Can a standard cat5 cable transmit at a speed of 1000 Mbit/s ?

I've asked several people I know in the networking field and received different answers. I know a cat5 "works" on a Gigabit network but does it give the same performance of a cat5e or cat6 cable ?

6 Answers 6


You can use Cat5 for really short runs in a Gigabit environment, but it isn't recommended. Cat5e is fine in almost all scenarios, but if you're wiring from scratch, use Cat6, it's only fractionally more expensive.

Good Wikipedia info here - particularly the link about "far-end crosstalk".

  • 1
    When I renovated I even used Cat7 everywhere. Only 1.4 times as expensive as Cat5 (when buying 500 meters). Future proof too.
    – pi.
    May 27, 2009 at 13:27
  • I don't know what you mean by 'really short runs' but I have a ten-metre Cat5 cable from circa 2000 or earlier and it handles Gigabit flawlessly. Might just be luck though.
    – oals
    Aug 18, 2015 at 18:54
  • @pi. Just FYI, Cat7 does not exist in 2015 and did not exist in 2009. It's a manufacturer sham to drive sales.
    – oals
    Aug 18, 2015 at 18:56

Theoretically, CAT5 should suffice.

Practically, most switchs will require CAT5e or higher (CAT6 etc.) to work properly and will throttle back to 100m if you try to hook them up with CAT5 or low quality CAT5e cabling.
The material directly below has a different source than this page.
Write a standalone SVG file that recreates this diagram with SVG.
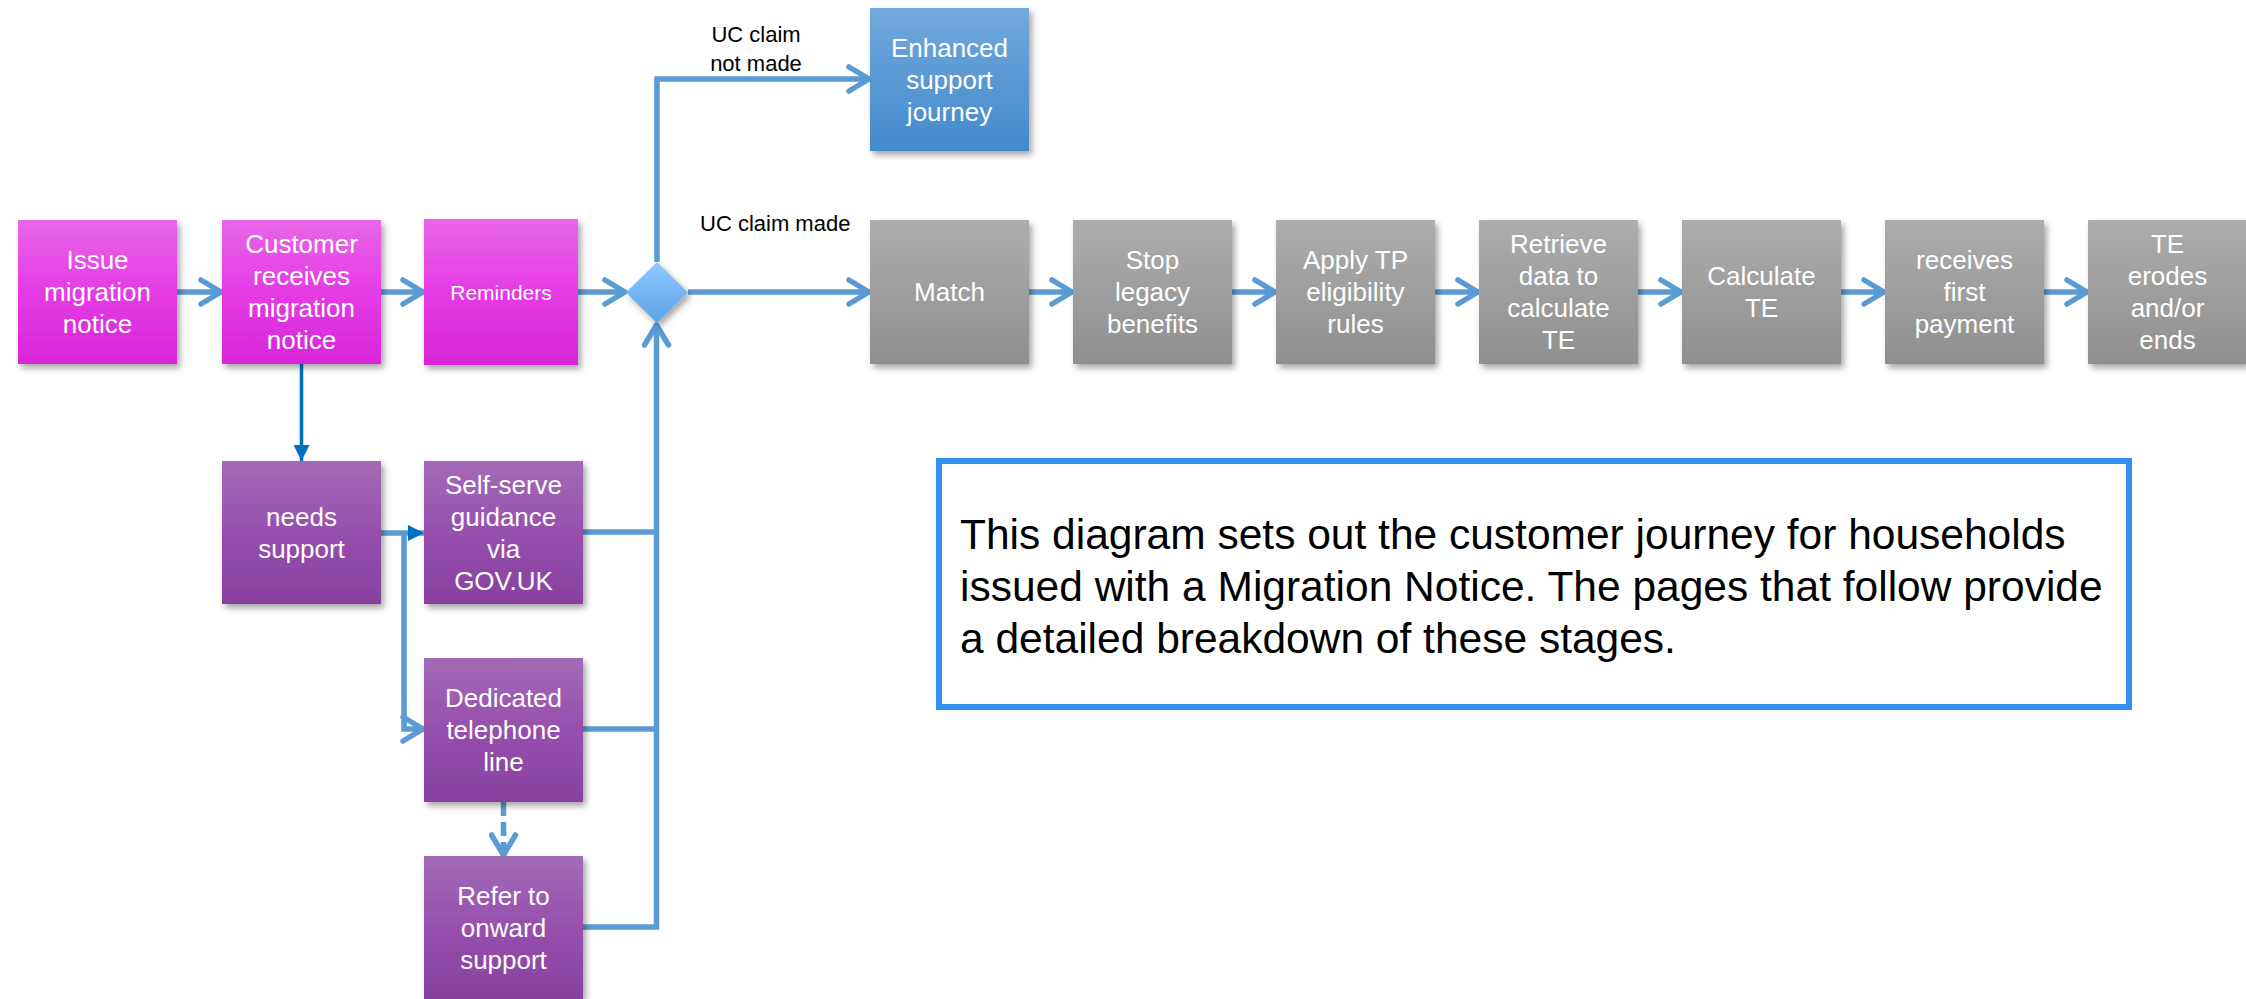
<svg xmlns="http://www.w3.org/2000/svg" width="2246" height="999" viewBox="0 0 2246 999">
<style>
.nt{font-family:"Liberation Sans",Arial,sans-serif;font-size:26px;fill:#ffffff;text-anchor:middle}
.lbl{font-family:"Liberation Sans",Arial,sans-serif;font-size:22px;fill:#000000}
.note{font-family:"Liberation Sans",Arial,sans-serif;font-size:42.5px;fill:#000000}
.c{fill:none;stroke:#5b9bd5;stroke-width:5.5}
.pk{fill:url(#gPink);filter:url(#sh)}
.pu{fill:url(#gPurple);filter:url(#sh)}
.gr{fill:url(#gGray);filter:url(#sh)}
</style>
<defs>
<linearGradient id="gPink" x1="0" y1="0" x2="0" y2="1"><stop offset="0" stop-color="#e866e8"/><stop offset="0.5" stop-color="#e53be5"/><stop offset="1" stop-color="#d826d8"/></linearGradient>
<linearGradient id="gPurple" x1="0" y1="0" x2="0" y2="1"><stop offset="0" stop-color="#a26bb6"/><stop offset="0.5" stop-color="#974fae"/><stop offset="1" stop-color="#88409d"/></linearGradient>
<linearGradient id="gGray" x1="0" y1="0" x2="0" y2="1"><stop offset="0" stop-color="#adadad"/><stop offset="1" stop-color="#8f8f8f"/></linearGradient>
<linearGradient id="gBlue" x1="0" y1="0" x2="0" y2="1"><stop offset="0" stop-color="#72a8dd"/><stop offset="1" stop-color="#4389cd"/></linearGradient>
<linearGradient id="gDia" x1="0" y1="0" x2="0" y2="1"><stop offset="0" stop-color="#90c8ff"/><stop offset="1" stop-color="#5aa3e6"/></linearGradient>
<filter id="sh" x="-20%" y="-20%" width="140%" height="140%"><feDropShadow dx="3" dy="4" stdDeviation="3" flood-color="#000" flood-opacity="0.35"/></filter>
<marker id="chev" markerUnits="userSpaceOnUse" viewBox="0 0 28 30" markerWidth="28" markerHeight="30" refX="25" refY="15" orient="auto"><path d="M4,3 L24,15 L4,27" fill="none" stroke="#5b9bd5" stroke-width="5.5" stroke-linecap="round" stroke-linejoin="round"/></marker>
<marker id="tri" markerUnits="userSpaceOnUse" viewBox="0 0 16 16" markerWidth="16" markerHeight="16" refX="16" refY="8" orient="auto"><path d="M0,0 L16,8 L0,16 Z" fill="#0070c0"/></marker>
</defs>

<g id="connectors">
<path class="c" d="M177,292 H222" marker-end="url(#chev)"/>
<path class="c" d="M381,292 H424" marker-end="url(#chev)"/>
<path class="c" d="M578,292 H626" marker-end="url(#chev)"/>
<path class="c" d="M688,292 H870" marker-end="url(#chev)"/>
<path class="c" d="M1029,292 H1073" marker-end="url(#chev)"/>
<path class="c" d="M1232,292 H1276" marker-end="url(#chev)"/>
<path class="c" d="M1435,292 H1479" marker-end="url(#chev)"/>
<path class="c" d="M1638,292 H1682" marker-end="url(#chev)"/>
<path class="c" d="M1841,292 H1885" marker-end="url(#chev)"/>
<path class="c" d="M2044,292 H2088" marker-end="url(#chev)"/>
<path class="c" d="M657,262 V79 H870" marker-end="url(#chev)"/>
<path d="M301.5,364 V461" fill="none" stroke="#0070c0" stroke-width="3.5" marker-end="url(#tri)"/>
<path class="c" d="M381,533 H424" marker-end="url(#tri)"/>
<path class="c" d="M404,533 V729 H424" marker-end="url(#chev)"/>
<path class="c" d="M503.5,802 V856" stroke-dasharray="14 6" marker-end="url(#chev)"/>
<path class="c" d="M583,532 H656.5"/>
<path class="c" d="M583,729 H656.5"/>
<path class="c" d="M583,927 H656.5 V324" marker-end="url(#chev)"/>
</g>

<g id="labels">
<text class="lbl" x="756" y="42" text-anchor="middle">UC claim</text>
<text class="lbl" x="756" y="71" text-anchor="middle">not made</text>
<text class="lbl" x="700" y="231">UC claim made</text>
</g>

<g id="issue"><rect class="pk" x="18" y="220" width="159" height="144"/><text class="nt"><tspan x="97.5" y="269.3">Issue</tspan><tspan x="97.5" y="301.3">migration</tspan><tspan x="97.5" y="333.3">notice</tspan></text></g>
<g id="customer"><rect class="pk" x="222" y="220" width="159" height="144"/><text class="nt"><tspan x="301.5" y="253.3">Customer</tspan><tspan x="301.5" y="285.3">receives</tspan><tspan x="301.5" y="317.3">migration</tspan><tspan x="301.5" y="349.3">notice</tspan></text></g>
<g id="reminders"><rect class="pk" x="424" y="219" width="154" height="146"/><text class="nt" style="font-size:21px" x="501" y="299.5">Reminders</text></g>
<g id="decision"><polygon points="657,262 688,292.5 657,323 626,292.5" fill="url(#gDia)" filter="url(#sh)"/></g>
<g id="enhanced"><rect x="870" y="8" width="159" height="143" fill="url(#gBlue)" filter="url(#sh)"/><text class="nt"><tspan x="949.5" y="56.8">Enhanced</tspan><tspan x="949.5" y="88.8">support</tspan><tspan x="949.5" y="120.8">journey</tspan></text></g>

<g id="match"><rect class="gr" x="870" y="220" width="159" height="144"/><text class="nt" x="949.5" y="301.3">Match</text></g>
<g id="stop"><rect class="gr" x="1073" y="220" width="159" height="144"/><text class="nt"><tspan x="1152.5" y="269.3">Stop</tspan><tspan x="1152.5" y="301.3">legacy</tspan><tspan x="1152.5" y="333.3">benefits</tspan></text></g>
<g id="apply"><rect class="gr" x="1276" y="220" width="159" height="144"/><text class="nt"><tspan x="1355.5" y="269.3">Apply TP</tspan><tspan x="1355.5" y="301.3">eligibility</tspan><tspan x="1355.5" y="333.3">rules</tspan></text></g>
<g id="retrieve"><rect class="gr" x="1479" y="220" width="159" height="144"/><text class="nt"><tspan x="1558.5" y="253.3">Retrieve</tspan><tspan x="1558.5" y="285.3">data to</tspan><tspan x="1558.5" y="317.3">calculate</tspan><tspan x="1558.5" y="349.3">TE</tspan></text></g>
<g id="calculate"><rect class="gr" x="1682" y="220" width="159" height="144"/><text class="nt"><tspan x="1761.5" y="285.3">Calculate</tspan><tspan x="1761.5" y="317.3">TE</tspan></text></g>
<g id="receives"><rect class="gr" x="1885" y="220" width="159" height="144"/><text class="nt"><tspan x="1964.5" y="269.3">receives</tspan><tspan x="1964.5" y="301.3">first</tspan><tspan x="1964.5" y="333.3">payment</tspan></text></g>
<g id="erodes"><rect class="gr" x="2088" y="220" width="159" height="144"/><text class="nt"><tspan x="2167.5" y="253.3">TE</tspan><tspan x="2167.5" y="285.3">erodes</tspan><tspan x="2167.5" y="317.3">and/or</tspan><tspan x="2167.5" y="349.3">ends</tspan></text></g>

<g id="needs"><rect class="pu" x="222" y="461" width="159" height="143"/><text class="nt"><tspan x="301.5" y="525.8">needs</tspan><tspan x="301.5" y="557.8">support</tspan></text></g>
<g id="selfserve"><rect class="pu" x="424" y="461" width="159" height="143"/><text class="nt"><tspan x="503.5" y="493.8">Self-serve</tspan><tspan x="503.5" y="525.8">guidance</tspan><tspan x="503.5" y="557.8">via</tspan><tspan x="503.5" y="589.8">GOV.UK</tspan></text></g>
<g id="telephone"><rect class="pu" x="424" y="658" width="159" height="144"/><text class="nt"><tspan x="503.5" y="707.3">Dedicated</tspan><tspan x="503.5" y="739.3">telephone</tspan><tspan x="503.5" y="771.3">line</tspan></text></g>
<g id="refer"><rect class="pu" x="424" y="856" width="159" height="143"/><text class="nt"><tspan x="503.5" y="904.8">Refer to</tspan><tspan x="503.5" y="936.8">onward</tspan><tspan x="503.5" y="968.8">support</tspan></text></g>

<g id="note"><rect x="939" y="461" width="1190" height="246" fill="#ffffff" stroke="#3390f0" stroke-width="6"/><text class="note"><tspan x="960" y="549">This diagram sets out the customer journey for households</tspan><tspan x="960" y="601">issued with a Migration Notice. The pages that follow provide</tspan><tspan x="960" y="653">a detailed breakdown of these stages.</tspan></text></g>
</svg>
Higher spec cables are not expensive so most of the times I'd recommend the upgrade.


1000 Base T was designed for use on standard CAT5 cable, however CAT5E is recommended due to its tighter specifications. I'd have a read of the Wikipedia article on CAT5.

A Gigabit link might "come up" on a CAT5 cable, however you may notice increased retransmits on the interface, due to interference issues.

Definately possible, but not recommended.


Sure, you're not going to get optimal results with CAT5, but it's all about your situation.

  • If you've already got CAT5 run, and you have the budget for GB switches but not new cabling, get the switches, you'll see results
  • If you haven't run cable yet, get 5e or 6, without a doubt

It's going to work, without a doubt, but not as close to rated speed as you'd get with a higher grade of cable.


It isn't certified to give the same performance, no. The basic difference between a CAT5 and a CAT5e cable is that the CAT5e is certified to a higher standard than CAT5.

CAT5 won't give the same performance as CAT5e on a gigabit network, in short.


The 1000BASE-T standard was designed/intended to run over cat5. However it was discovered that there were some holes in the cat5 specification with the result that gigabit operation over cable that only marginally met the specs could not be gauranteed.

In practice it is very likely to work fine, especially if the actual run length is only a small fraction. of the maximum

Ethernet tends to be something of an all or nothing protocol. It doesn't rate adapt in the way that something like DSL does. If the signal integrity is bad then you will likely either start seeing packet loss or the connection will drop all the way back to 100M.